The space can be used as a Hibernate second level cache.
All In Cache Policy
With the All In Cache policy, the assumption is the Space holds the entire data in memory. In this case, the space communicated with the data source at startup, and loads all the data. If data within the space is updated/added/removed, the space is calling the SpaceSynchronizationEndpoint implementation to update the underlying data source. All data activities leveraging the data in memory.
LRU Cache Policy - Read-Ahead
LRU persistency model is based on the eviction model: Some of the data stored In-Memory (based on auto expiration mechanism or explicit data eviction) and ALL the data stored on disk where the preferred disk media is a database. You may leverage Hibernate as the mapping layer when data is persist or have a custom persistency mapping implemented leveraging the Space Data Source API.
GigaSpaces do not support the overflow model when persisting data since it may lead to inconsistency situations.
. Using a database to store the data allows you to:
- Reload it very fast into the space with plenty of flexibility to customize the load activity.
- Allows the system to query the database when needed.
Database technology has proven itself to be able to store vast amount of data very efficiently with very good high-availability. You may use RDBMS SQL databases (mySQL, Oracle, Sybase, DB2) or NoSQL databases (MongoDB , MarkLogic, AllegroGraph) as the space persistency layer.
When using NoSQL databases you may also leverage GigaSpaces Document API support to map complex data structure into a document data store model.

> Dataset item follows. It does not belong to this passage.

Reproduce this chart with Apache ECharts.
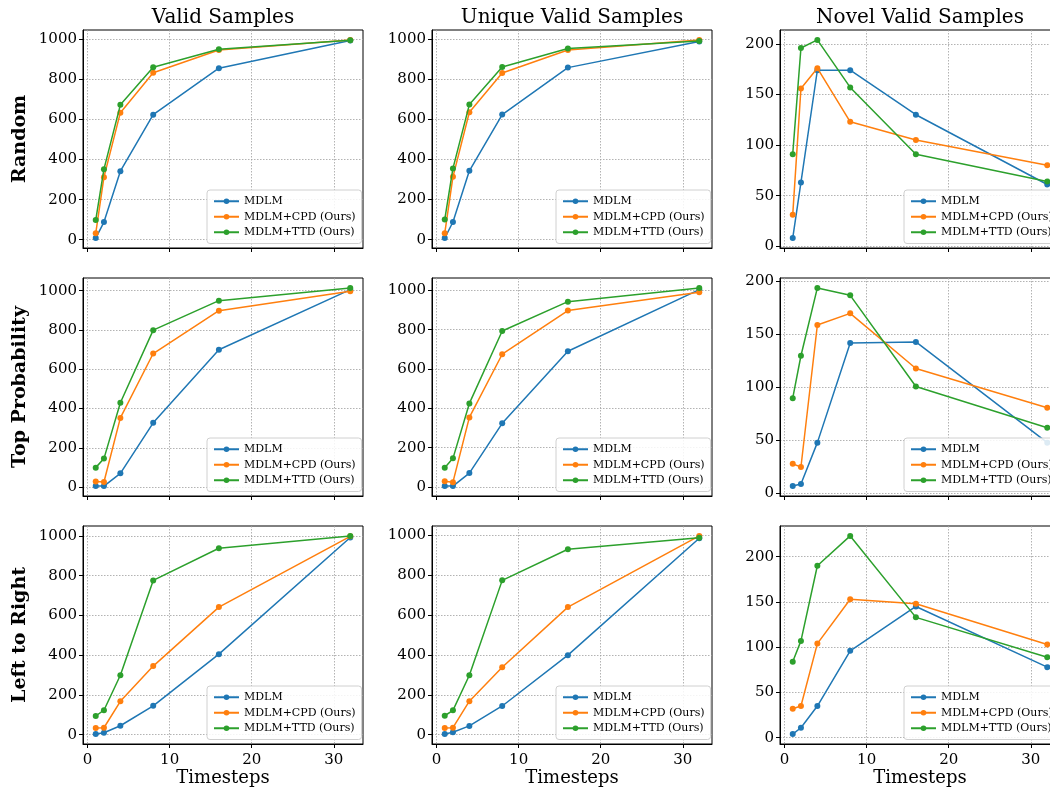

With the LRU policy, the assumption is that some of the data (recently used) is stored in memory. The amount of data stored in memory is limited by the cache size parameter, the memory usage watermark threshold parameters and available free GSC JVM heap size. In this case, once the space is started is loads data up 50% (you may tune this value) of the defined cache max size (total of objects per partition).
If data within the space is updated/added/removed, the space is calling the SpaceSynchronizationEndpoint implementation to update the underlying data source. When performing read operations for a single object (read/readById/readIfExists) and no matching object is found in-memory (cache miss), the SpaceDataSource implementation is called to search for a matching data to be loaded back into the space and from there sent to the client application (read-ahead). If a query is executed (readMultiple), and the max objects to read exceed beyond the amount of matching objects in memory, the
SpaceDataSource is called to search for matching data elements to be loaded back into the space and from there sent to the client application. In this case, the client might have in return objects that were originally within the space, and objects that have been read from the data source and loaded into the space as a result of the query operation.
The IMDG with Large Backend Database Support best practice suggest a simple approach you may use to leverage LRU Space with a large database allowing the application to execute queries against the space in an optimal manner.
In both cases (ALL_IN_CACHE and LRU cache policy), you can customize the data load phase to speed up the space initialization phase.
The space can load data from data sources, store data into data sources, and persist data into a relational data source or any other media via a custom SpaceSynchronizationEndpoint implementation. Space Persistency a built-in implementation using Hibernate, to store data in an existing data source and in the space. Data is loaded from the data source during space initialization (via the
SpaceDataSource implementation), and from then onwards the application works with the space directly. Meanwhile, the data source is constantly updated with all the changes made in the space (via the
SpaceSynchronizationEndpoint implementation). This is the recommended model.
The Hibernate Space Persistency support RDBMS. The Cassandra Space Persistency allows applications to leverage NoSQL Cassandra DB having a distributed database infrastructure as an alternative to RDBMS.